I called in to work last week and had a wonderful time for a couple of hours, then I crashed and just had to leave. It was as quick as that, one minute happy and chatty next minute I'm quiet and focussed on leaving. It was weird but it was also a good sign that my head isn't anywhere near ready for going back, that said it was fantastic to see staff and kids alike and the positive vibe that the majority of kids gave me was brilliant.

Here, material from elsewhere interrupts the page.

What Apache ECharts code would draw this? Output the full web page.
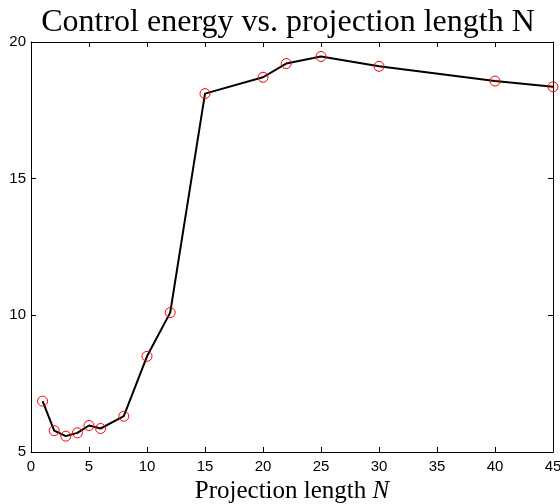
<!DOCTYPE html>
<html>
<head>
<meta charset="utf-8">
<script src="https://cdn.jsdelivr.net/npm/echarts@6/dist/echarts.min.js"></script>
<style>
  html, body { margin: 0; padding: 0; background: #fff; }
  #chart { width: 560px; height: 504px; }
</style>
</head>
<body>
<div id="chart"></div>
<script>
// 투영 길이 N 과 제어 에너지 값
var lengthN = [1, 2, 3, 4, 5, 6, 8, 10, 12, 15, 20, 22, 25, 30, 40, 45];
var energy = [6.86, 5.78, 5.58, 5.70, 5.97, 5.86, 6.31, 8.50, 10.10, 18.11, 18.71, 19.21, 19.47, 19.11, 18.57, 18.36];
var xTicks = [0, 5, 10, 15, 20, 25, 30, 35, 40, 45];
var yTicks = [5, 10, 15, 20];

var chart = echarts.init(document.getElementById('chart'), null, { renderer: 'canvas' });

var points = lengthN.map(function (n, i) { return [n, energy[i]]; });

// 축마다 새 객체를 만들어야 스타일이 섞이지 않음
function tickStyle() {
  return { show: true, inside: true, length: 5, lineStyle: { color: '#000', width: 1 } };
}
function axisLineStyle() {
  return { show: true, onZero: false, lineStyle: { color: '#000', width: 1 } };
}

var option = {
  backgroundColor: '#fff',
  animation: false,
  title: {
    text: 'Control energy vs. projection length N',
    left: 283,
    textAlign: 'center',
    top: 2,
    textStyle: { fontFamily: 'Liberation Serif', fontWeight: 'normal', fontSize: 32, color: '#000' }
  },
  grid: { left: 31, right: 7, top: 42, bottom: 52, containLabel: false, outerBoundsMode: 'none' },
  xAxis: [
    {
      type: 'value', min: xTicks[0], max: xTicks[xTicks.length - 1], interval: 5, position: 'bottom',
      axisLine: axisLineStyle(), axisTick: tickStyle(), splitLine: { show: false },
      axisLabel: { color: '#000', fontFamily: 'Liberation Sans', fontSize: 15, margin: 7 },
      name: '{n|Projection length }{i|N}',
      nameLocation: 'middle', nameGap: 25,
      nameTextStyle: {
        rich: {
          n: { fontFamily: 'Liberation Serif', fontSize: 25, color: '#000' },
          i: { fontFamily: 'Liberation Serif', fontStyle: 'italic', fontSize: 25, color: '#000' }
        }
      }
    },
    {
      type: 'value', min: xTicks[0], max: xTicks[xTicks.length - 1], interval: 5, position: 'top',
      axisLine: axisLineStyle(), axisTick: tickStyle(), axisLabel: { show: false }, splitLine: { show: false }
    }
  ],
  yAxis: [
    {
      type: 'value', min: yTicks[0], max: yTicks[yTicks.length - 1], interval: 5, position: 'left',
      axisLine: axisLineStyle(), axisTick: tickStyle(), splitLine: { show: false },
      axisLabel: { color: '#000', fontFamily: 'Liberation Sans', fontSize: 15, margin: 5 }
    },
    {
      type: 'value', min: yTicks[0], max: yTicks[yTicks.length - 1], interval: 5, position: 'right',
      axisLine: axisLineStyle(), axisTick: tickStyle(), axisLabel: { show: false }, splitLine: { show: false }
    }
  ],
  series: [
    {
      type: 'line',
      data: points,
      symbol: 'circle',
      symbolSize: 10,
      lineStyle: { color: '#000', width: 2 },
      itemStyle: { color: 'rgba(0,0,0,0)', borderColor: '#ff0000', borderWidth: 1 },
      clip: false
    }
  ]
};

chart.setOption(option);
</script>
</body>
</html>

Physically I'm getting much better, it's unusual now that I sleep in the day, my hair is trying to come back (everywhere, which is surprisingly nice). I've been playing in the snow today of which we have a ridiculous amount (14inches) which has been fab. Playing, throwing snow balls, sledging, building a little igloo/snow tunnel and rugby tackling people all without getting out of breath or having to give up five minutes in is just incredible considering I've only been out of hospital for two months.
This is a fact I have to hold onto. I'm lucky like a lottery winner, talking to a guy at the physio sessions he was in isolation for six months, having infection after infection. He went from 16 stone to 10 and has lost so much muscle tone he has to walk with a stick to save him falling all the time. He doesn't seem to want sympathy but he just wants to be normal, I guess that's a common theme with people who've been through an experience like we have.
My normal is being a dad and a husband and a teacher who bikes and runs and does stuff. As it goes I feel like I'm getting there with the husband and dad bit, I so want to be teaching again it makes me ache but first I need to be fit, physically and mentally. So, Gwyneth, I'm going to take Nick size small steps...........way slower than I'd like but probably better in the long run.